■ **Short exercise**: Word for word, give the material below again, minus any images.

○ ○ ○ ○ ○ ○ ○

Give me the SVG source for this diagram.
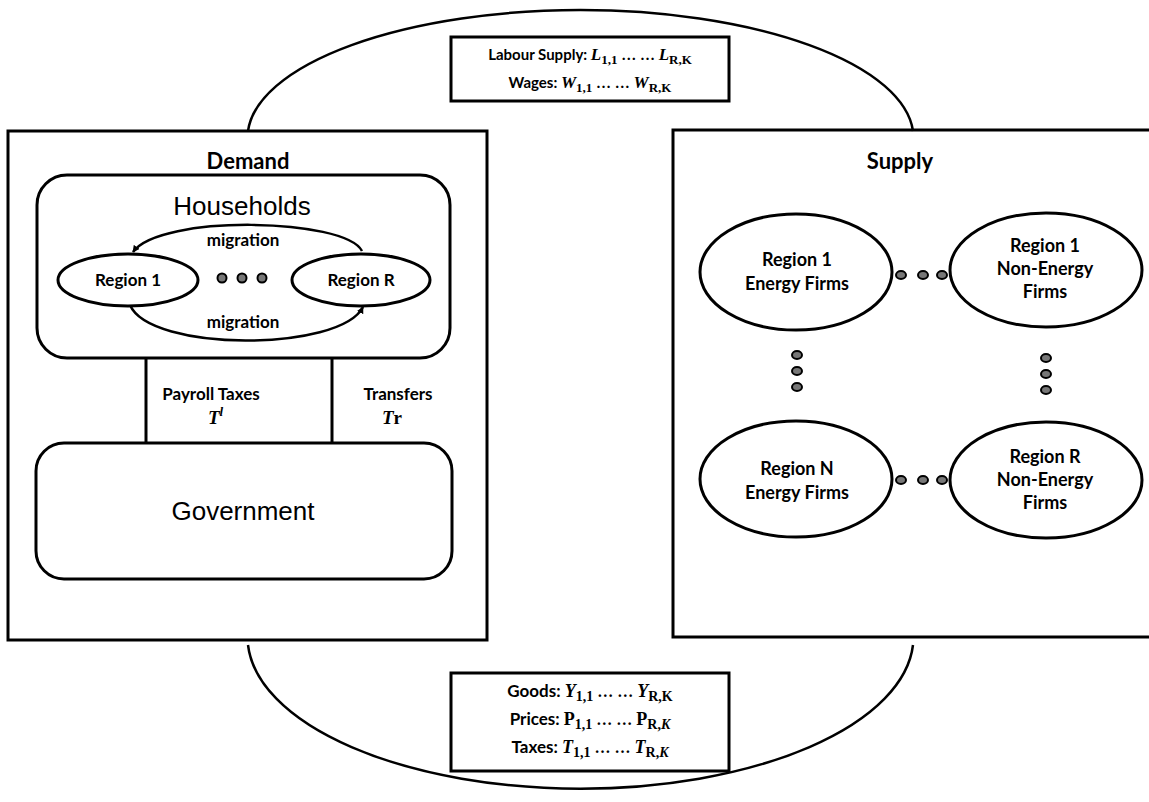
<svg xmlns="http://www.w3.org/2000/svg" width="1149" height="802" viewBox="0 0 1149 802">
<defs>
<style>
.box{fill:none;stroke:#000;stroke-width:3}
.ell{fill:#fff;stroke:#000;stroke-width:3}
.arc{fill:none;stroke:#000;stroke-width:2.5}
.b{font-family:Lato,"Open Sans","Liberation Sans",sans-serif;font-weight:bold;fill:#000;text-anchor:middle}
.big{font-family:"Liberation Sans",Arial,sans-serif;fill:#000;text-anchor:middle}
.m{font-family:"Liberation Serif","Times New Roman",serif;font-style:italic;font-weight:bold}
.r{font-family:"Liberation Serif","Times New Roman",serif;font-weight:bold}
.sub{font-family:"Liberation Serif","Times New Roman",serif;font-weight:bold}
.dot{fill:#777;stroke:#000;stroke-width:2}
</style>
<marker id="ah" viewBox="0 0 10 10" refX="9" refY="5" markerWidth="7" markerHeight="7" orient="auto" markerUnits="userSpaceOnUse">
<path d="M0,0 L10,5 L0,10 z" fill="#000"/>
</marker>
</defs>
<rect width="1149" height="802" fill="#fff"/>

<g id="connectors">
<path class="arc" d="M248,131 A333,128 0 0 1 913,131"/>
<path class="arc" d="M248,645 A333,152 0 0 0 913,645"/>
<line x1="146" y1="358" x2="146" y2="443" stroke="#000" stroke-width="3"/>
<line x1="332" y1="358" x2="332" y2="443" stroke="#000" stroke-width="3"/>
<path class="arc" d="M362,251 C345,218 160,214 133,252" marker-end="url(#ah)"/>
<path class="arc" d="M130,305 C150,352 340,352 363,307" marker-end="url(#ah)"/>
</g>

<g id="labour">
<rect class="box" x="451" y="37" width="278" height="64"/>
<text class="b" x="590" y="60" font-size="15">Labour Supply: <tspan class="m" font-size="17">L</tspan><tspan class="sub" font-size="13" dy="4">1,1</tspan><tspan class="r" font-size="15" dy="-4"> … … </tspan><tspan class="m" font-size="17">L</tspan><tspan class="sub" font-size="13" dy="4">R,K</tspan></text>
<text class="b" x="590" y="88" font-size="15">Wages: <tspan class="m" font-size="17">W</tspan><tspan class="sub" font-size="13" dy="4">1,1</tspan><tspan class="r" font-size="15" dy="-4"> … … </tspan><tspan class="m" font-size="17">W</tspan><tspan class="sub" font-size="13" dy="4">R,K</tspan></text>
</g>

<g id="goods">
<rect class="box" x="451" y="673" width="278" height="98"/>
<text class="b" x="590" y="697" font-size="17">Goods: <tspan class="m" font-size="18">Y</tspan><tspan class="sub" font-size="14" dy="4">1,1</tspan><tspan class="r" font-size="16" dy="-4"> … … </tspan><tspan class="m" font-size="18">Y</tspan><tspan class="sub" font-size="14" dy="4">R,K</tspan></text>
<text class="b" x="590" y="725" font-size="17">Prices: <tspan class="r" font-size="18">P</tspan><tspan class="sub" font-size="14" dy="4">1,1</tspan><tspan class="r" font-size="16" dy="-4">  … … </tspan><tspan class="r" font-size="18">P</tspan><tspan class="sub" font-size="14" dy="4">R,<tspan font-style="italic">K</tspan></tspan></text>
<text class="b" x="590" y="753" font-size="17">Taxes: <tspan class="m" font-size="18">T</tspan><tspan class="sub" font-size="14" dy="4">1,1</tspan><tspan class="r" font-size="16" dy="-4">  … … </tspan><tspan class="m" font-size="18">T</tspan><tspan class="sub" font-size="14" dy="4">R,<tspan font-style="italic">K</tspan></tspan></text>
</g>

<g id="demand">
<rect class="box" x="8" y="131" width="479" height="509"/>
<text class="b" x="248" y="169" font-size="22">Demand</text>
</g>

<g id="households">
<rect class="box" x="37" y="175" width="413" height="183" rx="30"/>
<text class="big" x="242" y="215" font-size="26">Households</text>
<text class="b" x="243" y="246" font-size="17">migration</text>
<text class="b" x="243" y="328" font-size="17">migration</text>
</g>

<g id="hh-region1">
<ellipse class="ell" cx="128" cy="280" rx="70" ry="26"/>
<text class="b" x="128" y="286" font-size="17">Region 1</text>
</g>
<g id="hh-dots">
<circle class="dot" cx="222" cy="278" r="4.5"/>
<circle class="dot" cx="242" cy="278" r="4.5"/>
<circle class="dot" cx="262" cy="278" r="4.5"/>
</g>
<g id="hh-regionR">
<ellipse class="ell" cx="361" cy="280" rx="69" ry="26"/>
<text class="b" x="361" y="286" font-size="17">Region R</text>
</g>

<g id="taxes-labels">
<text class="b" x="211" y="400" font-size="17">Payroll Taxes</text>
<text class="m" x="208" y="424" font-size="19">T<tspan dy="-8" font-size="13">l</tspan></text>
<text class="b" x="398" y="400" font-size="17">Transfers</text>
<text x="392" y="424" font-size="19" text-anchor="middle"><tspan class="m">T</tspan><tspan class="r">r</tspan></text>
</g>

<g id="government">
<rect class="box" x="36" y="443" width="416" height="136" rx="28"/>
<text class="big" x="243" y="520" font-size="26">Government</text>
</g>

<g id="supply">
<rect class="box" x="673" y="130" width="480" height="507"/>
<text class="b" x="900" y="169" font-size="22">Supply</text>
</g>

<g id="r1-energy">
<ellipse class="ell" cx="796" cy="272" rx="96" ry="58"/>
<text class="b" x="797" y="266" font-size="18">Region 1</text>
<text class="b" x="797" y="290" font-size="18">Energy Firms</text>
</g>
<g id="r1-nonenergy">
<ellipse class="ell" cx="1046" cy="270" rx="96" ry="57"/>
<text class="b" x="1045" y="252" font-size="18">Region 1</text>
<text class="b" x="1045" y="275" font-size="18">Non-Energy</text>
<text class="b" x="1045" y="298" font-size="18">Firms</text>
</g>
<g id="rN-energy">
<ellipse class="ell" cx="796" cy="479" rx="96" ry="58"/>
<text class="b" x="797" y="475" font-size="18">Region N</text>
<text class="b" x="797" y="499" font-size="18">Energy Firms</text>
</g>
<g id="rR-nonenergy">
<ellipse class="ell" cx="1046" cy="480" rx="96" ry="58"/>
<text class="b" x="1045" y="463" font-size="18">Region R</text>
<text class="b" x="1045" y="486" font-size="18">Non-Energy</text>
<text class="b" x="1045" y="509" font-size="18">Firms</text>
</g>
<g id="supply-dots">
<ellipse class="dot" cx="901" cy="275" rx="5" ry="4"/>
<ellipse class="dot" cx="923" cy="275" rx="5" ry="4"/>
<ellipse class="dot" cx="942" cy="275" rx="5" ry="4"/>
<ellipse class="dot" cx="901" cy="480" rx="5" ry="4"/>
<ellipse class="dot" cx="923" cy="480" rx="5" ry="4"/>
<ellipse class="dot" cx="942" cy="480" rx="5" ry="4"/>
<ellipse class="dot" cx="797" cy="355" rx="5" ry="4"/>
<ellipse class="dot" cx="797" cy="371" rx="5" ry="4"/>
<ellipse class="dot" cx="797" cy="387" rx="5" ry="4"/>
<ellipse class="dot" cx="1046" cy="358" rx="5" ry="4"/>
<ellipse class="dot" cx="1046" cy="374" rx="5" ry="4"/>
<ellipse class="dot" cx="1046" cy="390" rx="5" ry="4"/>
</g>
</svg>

○ ○ ○ ○ ○ ○ ○

■ **Exercise solution**:
Give me the SVG source for this diagram.
<svg xmlns="http://www.w3.org/2000/svg" width="1149" height="802" viewBox="0 0 1149 802">
<defs>
<style>
.box{fill:none;stroke:#000;stroke-width:3}
.ell{fill:#fff;stroke:#000;stroke-width:3}
.arc{fill:none;stroke:#000;stroke-width:2.5}
.b{font-family:Lato,"Open Sans","Liberation Sans",sans-serif;font-weight:bold;fill:#000;text-anchor:middle}
.big{font-family:"Liberation Sans",Arial,sans-serif;fill:#000;text-anchor:middle}
.m{font-family:"Liberation Serif","Times New Roman",serif;font-style:italic;font-weight:bold}
.r{font-family:"Liberation Serif","Times New Roman",serif;font-weight:bold}
.sub{font-family:"Liberation Serif","Times New Roman",serif;font-weight:bold}
.dot{fill:#777;stroke:#000;stroke-width:2}
</style>
<marker id="ah" viewBox="0 0 10 10" refX="9" refY="5" markerWidth="7" markerHeight="7" orient="auto" markerUnits="userSpaceOnUse">
<path d="M0,0 L10,5 L0,10 z" fill="#000"/>
</marker>
</defs>
<rect width="1149" height="802" fill="#fff"/>

<g id="connectors">
<path class="arc" d="M248,131 A333,128 0 0 1 913,131"/>
<path class="arc" d="M248,645 A333,152 0 0 0 913,645"/>
<line x1="146" y1="358" x2="146" y2="443" stroke="#000" stroke-width="3"/>
<line x1="332" y1="358" x2="332" y2="443" stroke="#000" stroke-width="3"/>
<path class="arc" d="M362,251 C345,218 160,214 133,252" marker-end="url(#ah)"/>
<path class="arc" d="M130,305 C150,352 340,352 363,307" marker-end="url(#ah)"/>
</g>

<g id="labour">
<rect class="box" x="451" y="37" width="278" height="64"/>
<text class="b" x="590" y="60" font-size="15">Labour Supply: <tspan class="m" font-size="17">L</tspan><tspan class="sub" font-size="13" dy="4">1,1</tspan><tspan class="r" font-size="15" dy="-4"> … … </tspan><tspan class="m" font-size="17">L</tspan><tspan class="sub" font-size="13" dy="4">R,K</tspan></text>
<text class="b" x="590" y="88" font-size="15">Wages: <tspan class="m" font-size="17">W</tspan><tspan class="sub" font-size="13" dy="4">1,1</tspan><tspan class="r" font-size="15" dy="-4"> … … </tspan><tspan class="m" font-size="17">W</tspan><tspan class="sub" font-size="13" dy="4">R,K</tspan></text>
</g>

<g id="goods">
<rect class="box" x="451" y="673" width="278" height="98"/>
<text class="b" x="590" y="697" font-size="17">Goods: <tspan class="m" font-size="18">Y</tspan><tspan class="sub" font-size="14" dy="4">1,1</tspan><tspan class="r" font-size="16" dy="-4"> … … </tspan><tspan class="m" font-size="18">Y</tspan><tspan class="sub" font-size="14" dy="4">R,K</tspan></text>
<text class="b" x="590" y="725" font-size="17">Prices: <tspan class="r" font-size="18">P</tspan><tspan class="sub" font-size="14" dy="4">1,1</tspan><tspan class="r" font-size="16" dy="-4">  … … </tspan><tspan class="r" font-size="18">P</tspan><tspan class="sub" font-size="14" dy="4">R,<tspan font-style="italic">K</tspan></tspan></text>
<text class="b" x="590" y="753" font-size="17">Taxes: <tspan class="m" font-size="18">T</tspan><tspan class="sub" font-size="14" dy="4">1,1</tspan><tspan class="r" font-size="16" dy="-4">  … … </tspan><tspan class="m" font-size="18">T</tspan><tspan class="sub" font-size="14" dy="4">R,<tspan font-style="italic">K</tspan></tspan></text>
</g>

<g id="demand">
<rect class="box" x="8" y="131" width="479" height="509"/>
<text class="b" x="248" y="169" font-size="22">Demand</text>
</g>

<g id="households">
<rect class="box" x="37" y="175" width="413" height="183" rx="30"/>
<text class="big" x="242" y="215" font-size="26">Households</text>
<text class="b" x="243" y="246" font-size="17">migration</text>
<text class="b" x="243" y="328" font-size="17">migration</text>
</g>

<g id="hh-region1">
<ellipse class="ell" cx="128" cy="280" rx="70" ry="26"/>
<text class="b" x="128" y="286" font-size="17">Region 1</text>
</g>
<g id="hh-dots">
<circle class="dot" cx="222" cy="278" r="4.5"/>
<circle class="dot" cx="242" cy="278" r="4.5"/>
<circle class="dot" cx="262" cy="278" r="4.5"/>
</g>
<g id="hh-regionR">
<ellipse class="ell" cx="361" cy="280" rx="69" ry="26"/>
<text class="b" x="361" y="286" font-size="17">Region R</text>
</g>

<g id="taxes-labels">
<text class="b" x="211" y="400" font-size="17">Payroll Taxes</text>
<text class="m" x="208" y="424" font-size="19">T<tspan dy="-8" font-size="13">l</tspan></text>
<text class="b" x="398" y="400" font-size="17">Transfers</text>
<text x="392" y="424" font-size="19" text-anchor="middle"><tspan class="m">T</tspan><tspan class="r">r</tspan></text>
</g>

<g id="government">
<rect class="box" x="36" y="443" width="416" height="136" rx="28"/>
<text class="big" x="243" y="520" font-size="26">Government</text>
</g>

<g id="supply">
<rect class="box" x="673" y="130" width="480" height="507"/>
<text class="b" x="900" y="169" font-size="22">Supply</text>
</g>

<g id="r1-energy">
<ellipse class="ell" cx="796" cy="272" rx="96" ry="58"/>
<text class="b" x="797" y="266" font-size="18">Region 1</text>
<text class="b" x="797" y="290" font-size="18">Energy Firms</text>
</g>
<g id="r1-nonenergy">
<ellipse class="ell" cx="1046" cy="270" rx="96" ry="57"/>
<text class="b" x="1045" y="252" font-size="18">Region 1</text>
<text class="b" x="1045" y="275" font-size="18">Non-Energy</text>
<text class="b" x="1045" y="298" font-size="18">Firms</text>
</g>
<g id="rN-energy">
<ellipse class="ell" cx="796" cy="479" rx="96" ry="58"/>
<text class="b" x="797" y="475" font-size="18">Region N</text>
<text class="b" x="797" y="499" font-size="18">Energy Firms</text>
</g>
<g id="rR-nonenergy">
<ellipse class="ell" cx="1046" cy="480" rx="96" ry="58"/>
<text class="b" x="1045" y="463" font-size="18">Region R</text>
<text class="b" x="1045" y="486" font-size="18">Non-Energy</text>
<text class="b" x="1045" y="509" font-size="18">Firms</text>
</g>
<g id="supply-dots">
<ellipse class="dot" cx="901" cy="275" rx="5" ry="4"/>
<ellipse class="dot" cx="923" cy="275" rx="5" ry="4"/>
<ellipse class="dot" cx="942" cy="275" rx="5" ry="4"/>
<ellipse class="dot" cx="901" cy="480" rx="5" ry="4"/>
<ellipse class="dot" cx="923" cy="480" rx="5" ry="4"/>
<ellipse class="dot" cx="942" cy="480" rx="5" ry="4"/>
<ellipse class="dot" cx="797" cy="355" rx="5" ry="4"/>
<ellipse class="dot" cx="797" cy="371" rx="5" ry="4"/>
<ellipse class="dot" cx="797" cy="387" rx="5" ry="4"/>
<ellipse class="dot" cx="1046" cy="358" rx="5" ry="4"/>
<ellipse class="dot" cx="1046" cy="374" rx="5" ry="4"/>
<ellipse class="dot" cx="1046" cy="390" rx="5" ry="4"/>
</g>
</svg>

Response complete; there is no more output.